Alexis

Personal information
- Full name: Alexis Egea Acame
- Date of birth: 25 December 1987 (age 37)
- Place of birth: Alicante, Spain
- Height: 1.84 m (6 ft 0 in)
- Position(s): Centre back

Team information
- Current team: Víkingur Ólafsvík

Senior career*
- Years: Team / Apps / (Gls)
- 2008–2011: Torrellano Illice
- 2011–2012: Elche B
- 2013: Altamira / 7 / (0)
- 2013–2015: Torrevieja / 60 / (0)
- 2015: Universidad / 3 / (0)
- 2016: Víkingur Ólafsvík / 18 / (2)
- 2016–2017: Almoradí / 12 / (0)
- 2017–: Víkingur Ólafsvík / 17 / (0)

= Alexis Egea =

Spanish footballer

Alexis Egea Acame (born 25 December 1987), simply known as Alexis, is a Spanish professional footballer who plays for CF Intercity as a central defender.

==Club career==
Born in Alicante, Valencia, Egea made his senior debuts with Torrellano Illice CF in the 2008–09 campaign, in the regional leagues. In 2011, he appeared during the whole pre-season with Elche CF, being later assigned to the reserves.

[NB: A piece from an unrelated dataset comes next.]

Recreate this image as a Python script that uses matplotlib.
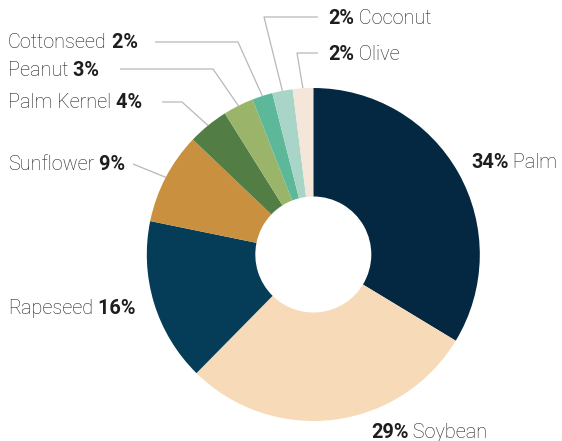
import numpy as np
import matplotlib
matplotlib.use("Agg")
import matplotlib.pyplot as plt

# ---- data ----
categories = ["Palm", "Soybean", "Rapeseed", "Sunflower", "Palm Kernel",
              "Peanut", "Cottonseed", "Coconut", "Olive"]
shares = [34, 29, 16, 9, 4, 3, 2, 2, 2]
colors = ["#052842", "#f7dbb8", "#053c57", "#c8903f", "#527d45",
          "#9ab56a", "#5db89a", "#a8d5c7", "#f4e6d9"]

W, H = 562, 441
fig = plt.figure(figsize=(W / 100, H / 100), dpi=100)
ax = fig.add_axes([0, 0, 1, 1])

def Y(y):
    return H - y

cx, cy = 313.3, 254.5
R, r_in = 166.5, 58.0

wedges, _ = ax.pie(shares, colors=colors, startangle=90, counterclock=False,
                   radius=R, center=(cx, Y(cy)),
                   wedgeprops=dict(width=R - r_in, linewidth=0))
ax.set_xlim(0, W)
ax.set_ylim(0, H)
ax.set_aspect("equal")
ax.axis("off")

FONT = ["Roboto", "DejaVu Sans"]
FS = 14.3
TC = "#1e1e1e"
LC = "#b8b8b8"

# label layout: (side, x, y, line points before anchor)
layout = {
    "Palm": ("right", 471, 162, None),
    "Soybean": ("right", 371, 432, None),
    "Rapeseed": ("left", 8, 308, None),
    "Sunflower": ("left", 8, 164, [(133, 164)]),
    "Palm Kernel": ("left", 8, 103, [(162, 102), (182, 102)]),
    "Peanut": ("left", 8, 71, [(120, 69), (213, 69)]),
    "Cottonseed": ("left", 8, 43, [(155, 42), (238, 42)]),
    "Coconut": ("right", 328, 19, [(318, 17), (264, 17)]),
    "Olive": ("right", 328, 54, [(318, 53), (297, 53)]),
}

for w, cat, val in zip(wedges, categories, shares):
    side, tx, ty, pts = layout[cat]
    pct = f"{val}%"
    if side == "left":
        first, fw1, second, fw2 = cat, "light", " " + pct, "bold"
    else:
        first, fw1, second, fw2 = pct, "bold", " " + cat, "light"
    t1 = ax.text(tx, Y(ty), first, fontsize=FS, family=FONT, weight=fw1,
                 color=TC, ha="left", va="center")
    ax.annotate(second, xy=(1, 0), xycoords=t1, fontsize=FS, family=FONT,
                weight=fw2, color=TC, ha="left", va="bottom")
    if pts:
        ang = np.deg2rad((w.theta1 + w.theta2) / 2)
        ax_, ay_ = cx + R * np.cos(ang), Y(cy) + R * np.sin(ang)
        xs = [p[0] for p in pts] + [ax_]
        ys = [Y(p[1]) for p in pts] + [ay_]
        ax.plot(xs, ys, color=LC, lw=0.9, solid_capstyle="butt", zorder=0)

fig.savefig("out.png", dpi=100)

Alexis left the Franjiverdes in the 2012 summer, and signed for Estudiantes de Altamira on 3 January of the following year. He made his professional debut on the 12th, starting in a 3–3 away draw against Club Necaxa.

On 10 August 2013, Alexis returned to Spain, signing a one-year deal with CD Torrevieja. On 13 May 2015 he moved to Guatemalan club Universidad SC, and subsequently represented Víkingur Ólafsvík (two stints) and CD Almoradí.

==Personal life==
Alexis' father Sergio, was also a footballer and a defender. His brother, Lauren, is a forward.